E para que essa realidade se concretize na vida cotidiana do GO é preciso que
cada participante saiba de sua importância, como colaborador do Espírito no
aperfeiçoamento da vida fraterna da comunidade.
A atitude
de acolher não deve ser delegada a um grupo de pessoas, apenas. Embora exista
normalmente um ministério ou equipe de acolhida em nossos Grupos de Oração, a
função de acolher ao próximo é papel de todos. Coordenadores, servos e
participantes devem se deixar conquistar pela graça do acolhimento, dom próprio
do Espírito derramado na vida da comunidade.
A
fraternidade não deve existir somente em função de uma necessidade ou situação
inusitada. Ela deve ser constitutiva na vida do Grupo de Oração. Acolher com
alegria e cuidar uns dos outros é um dos sinais evidentes de Pentecostes.
Um
testemunho
Participo
de Grupo de Oração há quase 25 anos. Durante esse tempo vivi e continuo vivendo
muitas experiências que acabam por deixar marcas profundas em minha história
pessoal. Quantas curas miraculosas, vi acontecer pela manifestação de legítimos
carismas no meio da comunidade. Quantas pessoas eu vi mudarem de vida depois de
terem vivido a experiência de batismo no Espírito Santo. Em minha vida mesmo,
quantas mudanças percebi como decorrentes dessa ação do Espírito! Louvo a Deus
por tudo o que Ele fez em mim!
Preciso
afirmar, entretanto, que as experiências que mais marcaram minha vida e da
minha família foram as experiências de vida fraterna no seio do Grupo de
Oração.
No ano de
1996, passamos por uma grande dificuldade que atingiu nossa vida financeira.
Morávamos de aluguel e recebemos comunicado de despejo, pois estávamos entrando
no terceiro mês de atraso no pagamento. Não tínhamos condições de pagar aquele
valor e não sabíamos como resolver aquela situação. Eu e minha esposa
buscávamos encontrar saídas para aquele episódio de constrangimento e
preocupação para com nossos filhos.

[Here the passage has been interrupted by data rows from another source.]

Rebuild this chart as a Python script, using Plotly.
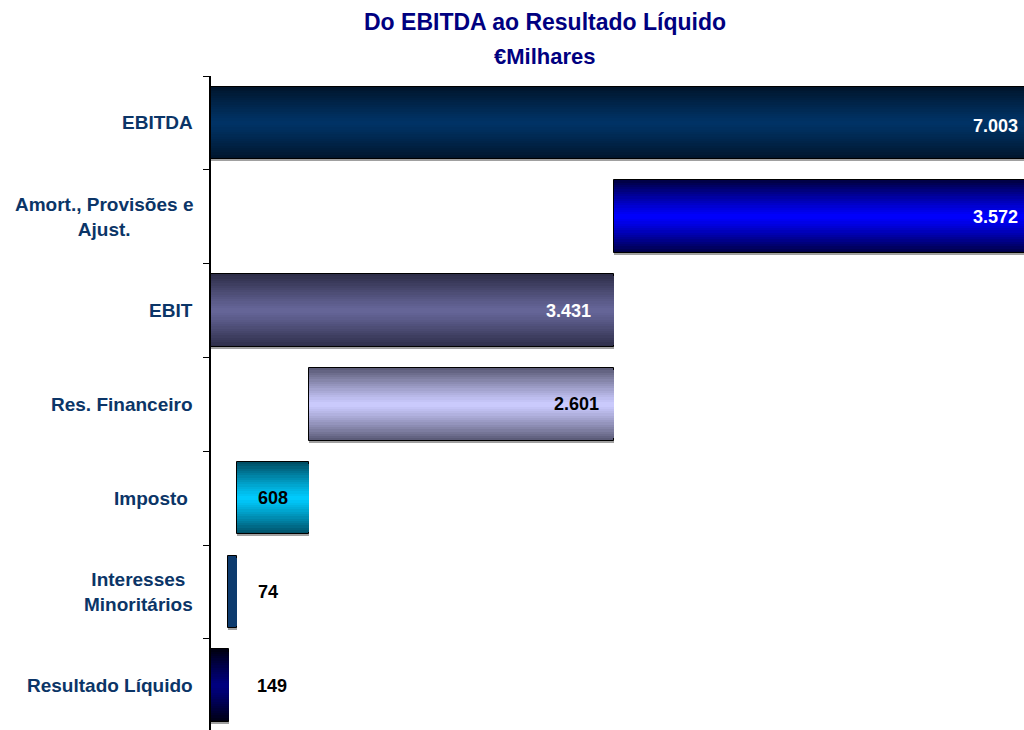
import plotly.graph_objects as go

# ---------------- data ----------------
categories = ["EBITDA", "Amort., Provisões e Ajust.", "EBIT", "Res. Financeiro",
              "Imposto", "Interesses Minoritários", "Resultado Líquido"]
display_labels = ["EBITDA", "Amort., Provisões e<br>Ajust.", "EBIT", "Res. Financeiro",
                  "Imposto\u00a0", "Interesses<br>Minoritários", "Resultado Líquido"]
values = [7003, 3572, 3431, 2601, 608, 74, 149]
bases = [0, 3431, 0, 830, 222, 148, 0]

title_line1 = "Do EBITDA ao Resultado Líquido"
title_line2 = "€Milhares"

# ---------------- style ----------------
FIG_W, FIG_H = 1024, 730
M_L, M_T = 211, 76
PLOT_W = FIG_W - M_L
PLOT_H = FIG_H - M_T
CAT_PX = 93.8
X_MAX = 6920
BAR_W = 0.775
N_LAYERS = 16
FONT = "Liberation Sans, Arial, sans-serif"

edge_colors = ["#00142a", "#000040", "#2c2c46", "#585874", "#004a60", "#0d3b6e", "#00000f"]
center_colors = ["#003366", "#0000ff", "#666699", "#ccccff", "#00ccff", "#0d3b6e", "#000080"]

label_pos = ["end", "end", "end", "end", "center", "outside", "outside"]
label_shift = [-4, -4, -21, -13, 0, 19, 26]
label_yshift = [-3, 0, 0, 0, 0, 0, 0]
label_colors = ["white", "white", "white", "black", "black", "black", "black"]


def hex2rgb(h):
    h = h.lstrip("#")
    return tuple(int(h[i:i + 2], 16) for i in (0, 2, 4))


def lerp(c1, c2, t):
    a, b = hex2rgb(c1), hex2rgb(c2)
    return "rgb(%d,%d,%d)" % tuple(round(a[i] + (b[i] - a[i]) * t) for i in range(3))


def fmt(v):
    return f"{v:,}".replace(",", ".")


fig = go.Figure()

# shadow
fig.add_trace(go.Bar(
    y=categories, x=values, base=bases, orientation="h",
    width=BAR_W, offset=-BAR_W / 2 + 2.0 / CAT_PX,
    marker=dict(color="#a0a0a0", line=dict(width=0)),
    hoverinfo="skip", showlegend=False,
))

# gradient layers (outer -> inner)
for k in range(N_LAYERS):
    frac = 1 - k / N_LAYERS
    t = 1 - (k + 0.5) / N_LAYERS  # distance from center
    cols = [lerp(c, e, t ** 1.15) for c, e in zip(center_colors, edge_colors)]
    fig.add_trace(go.Bar(
        y=categories, x=values, base=bases, orientation="h",
        width=BAR_W * frac,
        marker=dict(color=cols,
                    line=dict(width=1 if k == 0 else 0, color="#000000")),
        hoverinfo="skip", showlegend=False,
    ))

annotations = []
# category labels
for cat, lab in zip(categories, display_labels):
    annotations.append(dict(
        x=0, xref="paper", y=cat, yref="y", xanchor="right", yanchor="middle",
        xshift=-16, align="center", showarrow=False,
        text="<b>%s</b>" % lab,
        font=dict(family=FONT, size=19, color="#0b3567"),
    ))

# value labels
for i, cat in enumerate(categories):
    end = bases[i] + values[i]
    if label_pos[i] == "end":
        x, anchor = min(end, X_MAX), "right"
    elif label_pos[i] == "center":
        x, anchor = bases[i] + values[i] / 2, "center"
    else:
        x, anchor = end, "left"
    annotations.append(dict(
        x=x, xref="x", y=cat, yref="y", xanchor=anchor, yanchor="middle",
        xshift=label_shift[i], yshift=label_yshift[i], showarrow=False,
        text="<b>%s</b>" % fmt(values[i]),
        font=dict(family=FONT, size=18, color=label_colors[i]),
    ))

# titles (page coords: plot area top at y=76, left at x=211)
title_x = (545 - M_L) / PLOT_W
annotations.append(dict(
    x=title_x, xref="paper", y=1 + (M_T - 22) / PLOT_H, yref="paper",
    xanchor="center", yanchor="middle", showarrow=False,
    text="<b>%s</b>" % title_line1,
    font=dict(family=FONT, size=23, color="#000080"),
))
annotations.append(dict(
    x=title_x, xref="paper", y=1 + (M_T - 57) / PLOT_H, yref="paper",
    xanchor="center", yanchor="middle", showarrow=False,
    text="<b>%s</b>" % title_line2,
    font=dict(family=FONT, size=22, color="#000080"),
))

fig.update_layout(
    width=FIG_W, height=FIG_H,
    margin=dict(l=M_L, r=0, t=M_T, b=0, pad=0),
    paper_bgcolor="white", plot_bgcolor="white",
    barmode="overlay", bargap=0,
    showlegend=False,
    annotations=annotations,
    xaxis=dict(range=[0, X_MAX], visible=False, showgrid=False, zeroline=False),
    yaxis=dict(type="category", categoryorder="array", categoryarray=categories,
               range=[PLOT_H / CAT_PX - 0.5, -0.5], showline=True, linecolor="black",
               linewidth=2, ticks="outside", tickson="boundaries", ticklen=6,
               tickcolor="black", tickwidth=1, showticklabels=False,
               showgrid=False, zeroline=False),
)

fig.write_html("out.html",
               config={"displayModeBar": False},
               post_script="document.body.style.margin='0';document.body.style.overflow='hidden';")
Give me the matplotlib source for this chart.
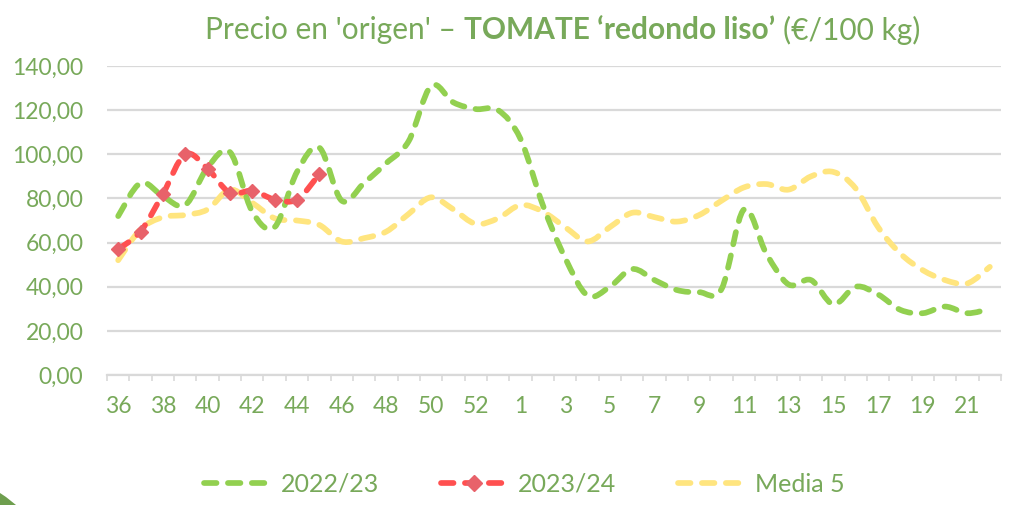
import numpy as np
import matplotlib
matplotlib.use("Agg")
import matplotlib.pyplot as plt
from matplotlib.path import Path
from matplotlib.patches import PathPatch, Polygon
from matplotlib.lines import Line2D
from matplotlib.ticker import FuncFormatter

# ---------------- data ----------------
weeks = [36, 37, 38, 39, 40, 41, 42, 43, 44, 45, 46, 47, 48, 49, 50, 51, 52, 53,
         1, 2, 3, 4, 5, 6, 7, 8, 9, 10, 11, 12, 13, 14, 15, 16, 17, 18, 19, 20, 21, 22]

s2022 = [72, 87, 81, 77, 94, 101, 74, 67, 92, 103, 79, 87, 96, 106, 131, 123.5, 120.5, 120,
         107, 77, 53, 36, 40, 48, 43, 38.5, 37.5, 39, 75, 55, 41, 43, 32, 40, 36.5, 29.5, 28, 31, 28, 30]

s2023 = [57, 65, 82, 100, 93.5, 82.5, 83.5, 79.5, 79.5, 91]

media5 = [52, 66, 71.5, 72.5, 75, 84, 78, 71, 70, 68, 60.5, 62, 65, 73, 80.5, 75, 68.5, 71,
          77, 74, 67, 60.5, 67, 73.5, 71.5, 69.5, 72.5, 79, 85, 86.5, 84, 90, 92, 84.5, 67, 55, 47.5, 43, 41.5, 49]

series_labels = ["2022/23", "2023/24", "Media 5"]
title_parts = ["Precio en 'origen' –", "TOMATE \u2018redondo liso\u2019", "(€/100 kg)"]

# ---------------- style ----------------
C_GREEN = "#92D050"
C_RED = "#FF5050"
C_RED_MK = "#E8626A"
C_YEL = "#FFE57F"
C_TXT = "#78A95A"
C_GRID = "#D9D9D9"
FONT = "Lato"
LW = 4.1
DASH = (0, (2.2, 2.0))

plt.rcParams["font.family"] = [FONT, "DejaVu Sans"]

fig = plt.figure(figsize=(10.12, 5.05), dpi=100)
ax = fig.add_axes([107 / 1012, 1 - 375 / 505, (1001 - 107) / 1012, (375 - 66) / 505])


def smooth_path(xs, ys):
    n = len(xs)
    verts = [(xs[0], ys[0])]
    codes = [Path.MOVETO]
    for i in range(n - 1):
        a = i - 1 if i > 0 else i
        d = i + 2 if i + 2 < n else i + 1
        c1 = (xs[i] + (xs[i + 1] - xs[a]) / 6.0, ys[i] + (ys[i + 1] - ys[a]) / 6.0)
        c2 = (xs[i + 1] - (xs[d] - xs[i]) / 6.0, ys[i + 1] - (ys[d] - ys[i]) / 6.0)
        verts += [c1, c2, (xs[i + 1], ys[i + 1])]
        codes += [Path.CURVE4] * 3
    return Path(verts, codes)


def add_curve(vals, color, z):
    xs = list(range(len(vals)))
    p = PathPatch(smooth_path(xs, vals), fill=False, edgecolor=color, lw=LW,
                  linestyle=DASH, capstyle="round", joinstyle="round", zorder=z)
    ax.add_patch(p)


add_curve(media5, C_YEL, 3)
add_curve(s2022, C_GREEN, 4)
add_curve(s2023, C_RED, 5)
ax.plot(range(len(s2023)), s2023, linestyle="none", marker="D", markersize=7.5,
        markerfacecolor=C_RED_MK, markeredgecolor=C_RED_MK, zorder=6)

# axes
ax.set_xlim(-0.5, len(weeks) - 0.5)
ax.set_ylim(0, 140)
ax.set_yticks(np.arange(0, 141, 20))
ax.yaxis.set_major_formatter(FuncFormatter(lambda v, p: f"{v:.2f}".replace(".", ",")))
ax.grid(axis="y", color=C_GRID, lw=1.6)
ax.set_axisbelow(True)
ax.tick_params(axis="y", length=0, pad=17, labelsize=16.5, labelcolor=C_TXT)

ax.set_xticks(np.arange(-0.5, len(weeks), 1))
ax.set_xticklabels([])
ax.tick_params(axis="x", which="major", direction="out", length=4, width=1.2, color=C_GRID)
lab_idx = list(range(0, len(weeks), 2))
ax.set_xticks(lab_idx, minor=True)
ax.set_xticklabels([str(weeks[i]) for i in lab_idx], minor=True)
ax.tick_params(axis="x", which="minor", length=0, pad=15, labelsize=16.5, labelcolor=C_TXT)

for s in ["left", "right", "top"]:
    ax.spines[s].set_visible(False)
ax.spines["bottom"].set_color(C_GRID)
ax.spines["bottom"].set_linewidth(1.6)

# legend
handles = [
    Line2D([], [], color=C_GREEN, lw=LW, linestyle=DASH, dash_capstyle="round"),
    Line2D([], [], color=C_RED, lw=LW, linestyle=DASH, dash_capstyle="round",
           marker="D", markersize=8, markerfacecolor=C_RED_MK, markeredgecolor=C_RED_MK),
    Line2D([], [], color=C_YEL, lw=LW, linestyle=DASH, dash_capstyle="round"),
]
leg = fig.legend(handles, series_labels, loc="center", bbox_to_anchor=(0.518, 1 - 484 / 505),
                 ncol=3, frameon=False, fontsize=18, handlelength=2.6, handletextpad=0.45,
                 columnspacing=2.5, labelcolor=C_TXT)

# title (mixed weight)
fs_title = 21.5
renderer = fig.canvas.get_renderer()
y_t = 1 - 30 / 505
texts = []
for part, wgt in zip(title_parts, ["normal", "bold", "normal"]):
    t = fig.text(0, y_t, part, fontsize=fs_title, fontweight=wgt, color=C_TXT,
                 ha="left", va="center")
    texts.append(t)
widths = [t.get_window_extent(renderer).width for t in texts]
gap = 0.27 * fs_title * 100 / 72
total = sum(widths) + gap * (len(widths) - 1)
x0 = 562.5 - total / 2
for t, w in zip(texts, widths):
    t.set_x(x0 / 1012)
    x0 += w + gap

# decorative corner
fig.patches.append(Polygon([(0, 0), (0, 12 / 505), (6 / 1012, 8 / 505), (16 / 1012, 0)],
                           closed=True, transform=fig.transFigure, facecolor="#6E9E4E",
                           edgecolor="none"))

fig.savefig("out.png", dpi=100)
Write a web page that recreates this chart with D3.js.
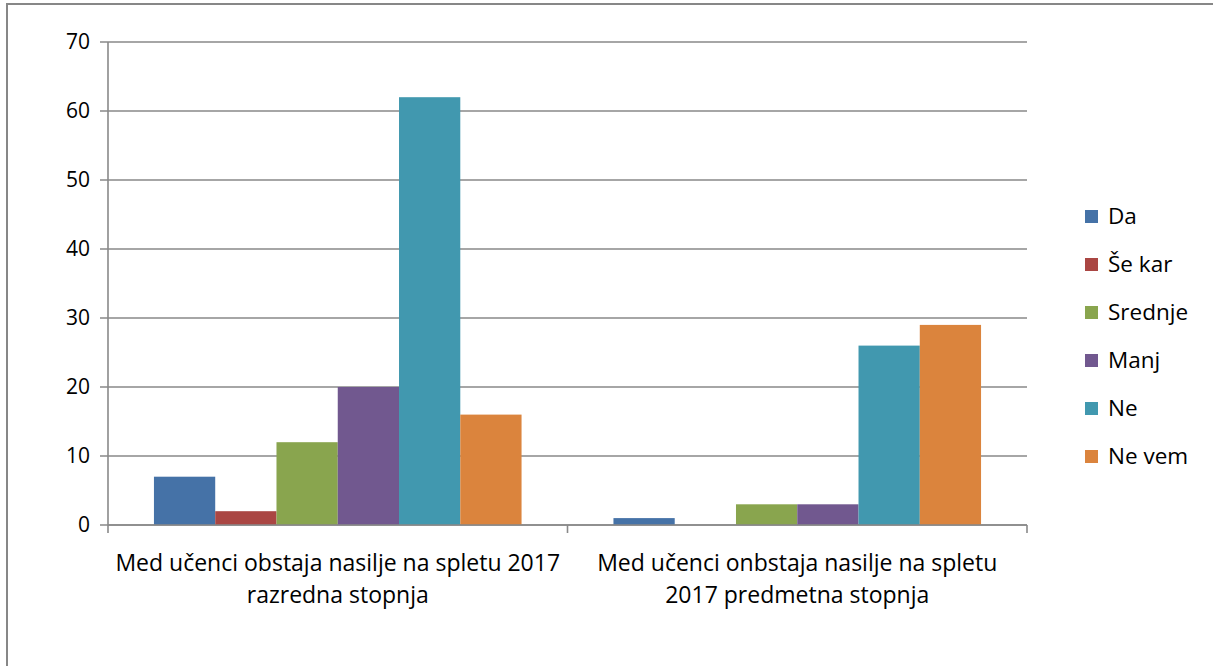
<!DOCTYPE html>
<html>
<head>
<meta charset="utf-8">
<script src="https://cdn.jsdelivr.net/npm/d3@7"></script>
<style>
  html, body { margin: 0; padding: 0; background: #fff; }
  svg { display: block; }
  text { font-family: "Open Sans", "DejaVu Sans", sans-serif; fill: #000; }
</style>
</head>
<body>
<svg id="chart" width="1213" height="666"></svg>
<script>
// ---- data ----
const categories = ["razredna", "predmetna"];
const categoryLines = [
  ["Med učenci obstaja nasilje na spletu 2017", "razredna stopnja"],
  ["Med učenci onbstaja nasilje na spletu", "2017 predmetna stopnja"]
];
const seriesNames = ["Da", "Še kar", "Srednje", "Manj", "Ne", "Ne vem"];
const valuesRazredna = [7, 2, 12, 20, 62, 16];
const valuesPredmetna = [1, 0, 3, 3, 26, 29];
const seriesColors = ["#4572A7", "#AA4643", "#89A54E", "#71588F", "#4198AF", "#DB843D"];
const yTicks = [0, 10, 20, 30, 40, 50, 60, 70];

const table = categories.map((c, i) => ({
  cat: c,
  lines: categoryLines[i],
  values: seriesNames.map((s, j) => ({ name: s, value: (i === 0 ? valuesRazredna : valuesPredmetna)[j] }))
}));

// ---- layout ----
const svg = d3.select("#chart");
const plotLeft = 108, plotRight = 1027, plotTop = 42, plotBottom = 525;
const gridColor = "#898989";

// outer frame (extends beyond the viewport on right/bottom)
svg.append("rect")
  .attr("x", 7).attr("y", 4)
  .attr("width", 1220).attr("height", 700)
  .attr("fill", "none").attr("stroke", "#878787").attr("stroke-width", 2);

const x0 = d3.scaleBand().domain(categories).range([plotLeft, plotRight]).paddingInner(0).paddingOuter(0);
const x1 = d3.scaleBand().domain(seriesNames).range([0, x0.bandwidth()]).paddingInner(0).paddingOuter(0.75);
const y = d3.scaleLinear().domain([0, 70]).range([plotBottom, plotTop]);
const color = d3.scaleOrdinal().domain(seriesNames).range(seriesColors);

// gridlines
svg.append("g").selectAll("line").data(yTicks).join("line")
  .attr("x1", plotLeft - 8).attr("x2", plotRight)
  .attr("y1", d => y(d)).attr("y2", d => y(d))
  .attr("stroke", gridColor).attr("stroke-width", 1.6);

// y axis via d3 axis (labels), domain removed
const yAxis = svg.append("g").attr("transform", `translate(${plotLeft},0)`)
  .call(d3.axisLeft(y).tickValues(yTicks).tickSize(0).tickPadding(18).tickFormat(d3.format("d")));
yAxis.select(".domain").remove();
yAxis.selectAll("text").style("font-size", "21px").style("font-family", '"Open Sans", sans-serif').attr("fill", "#000");

// bars
const groups = svg.append("g").selectAll("g").data(table).join("g")
  .attr("transform", d => `translate(${x0(d.cat)},0)`);
groups.selectAll("rect").data(d => d.values).join("rect")
  .attr("x", d => x1(d.name))
  .attr("width", x1.bandwidth())
  .attr("y", d => y(d.value))
  .attr("height", d => y(0) - y(d.value))
  .attr("fill", d => color(d.name));

// y axis line
svg.append("line").attr("x1", plotLeft).attr("x2", plotLeft).attr("y1", plotTop).attr("y2", plotBottom)
  .attr("stroke", gridColor).attr("stroke-width", 1.6);

// x axis line and ticks
svg.append("line").attr("x1", plotLeft).attr("x2", plotRight).attr("y1", plotBottom).attr("y2", plotBottom)
  .attr("stroke", gridColor).attr("stroke-width", 1.6);
const tickXs = categories.map(c => x0(c)).concat([x0.range()[1]]);
svg.append("g").selectAll("line").data(tickXs).join("line")
  .attr("x1", d => d).attr("x2", d => d).attr("y1", plotBottom).attr("y2", plotBottom + 8)
  .attr("stroke", gridColor).attr("stroke-width", 1.6);

// category labels
const labels = svg.append("g").selectAll("text").data(table).join("text")
  .attr("text-anchor", "middle")
  .style("font-size", "23px");
labels.selectAll("tspan").data(d => d.lines.map(l => ({ l, cx: x0(d.cat) + x0.bandwidth() / 2 }))).join("tspan")
  .attr("x", d => d.cx)
  .attr("y", (d, i) => 571 + i * 32)
  .text(d => d.l);

// legend
const legend = svg.append("g").selectAll("g").data(seriesNames).join("g")
  .attr("transform", (d, i) => `translate(1085, ${216.5 + i * 48})`);
legend.append("rect").attr("x", 0).attr("y", -6.5).attr("width", 13).attr("height", 13)
  .attr("fill", d => color(d));
legend.append("text").attr("x", 23).attr("y", 0).attr("dy", "0.35em")
  .style("font-size", "22.5px").text(d => d);
</script>
</body>
</html>
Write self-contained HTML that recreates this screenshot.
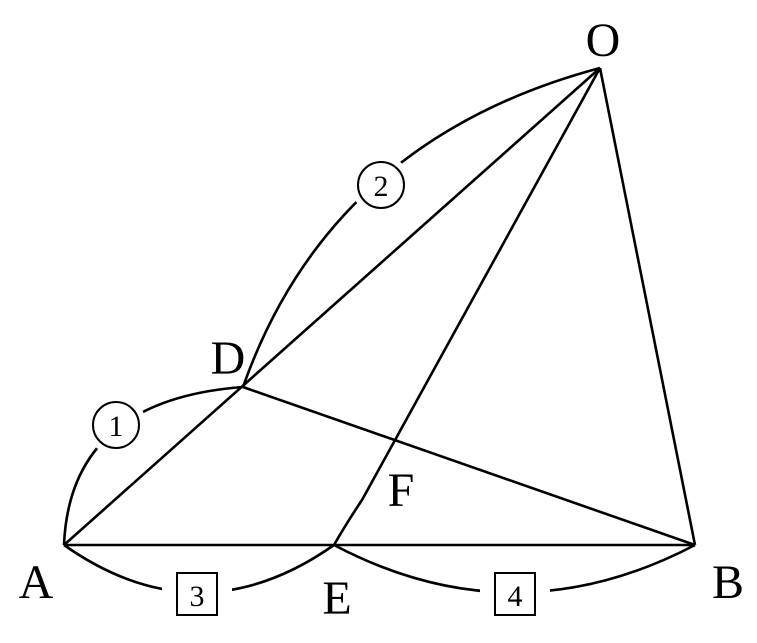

Rezávamos e íamos com nossos filhos ao
Grupo de Oração. Eu e minha esposa fazíamos parte do Ministério de Música e
éramos responsáveis pela animação de louvor na reunião de oração. Nossos
problemas nunca nos impediram de assumirmos nosso ministério com alegria.
Enquanto
apresentávamos por meio da oração esta situação difícil diante de Deus, alguns
irmãos do Grupo de Oração ficaram sabendo de nossa situação e naquele momento
pude ver a consequência do batismo no Espírito Santo acontecer de forma
bastante concreta no testemunho comunitário do meu Grupo de Oração. Fizeram uma
coleta entre eles, sem que eu soubesse, e me ajudaram a quitar meus aluguéis
atrasados e contas de água e luz. Cuidaram de minha família, como pastores que
cuidam de suas ovelhas. Supriram nossas necessidades de alimentos durante cerca
de seis meses, até que eu tivesse melhorado minhas condições. Até o material
escolar de minhas crianças era providenciado por Deus pela ação fraterna dos
membros do Grupo de Oração. Não se tratava de um mero assistencialismo.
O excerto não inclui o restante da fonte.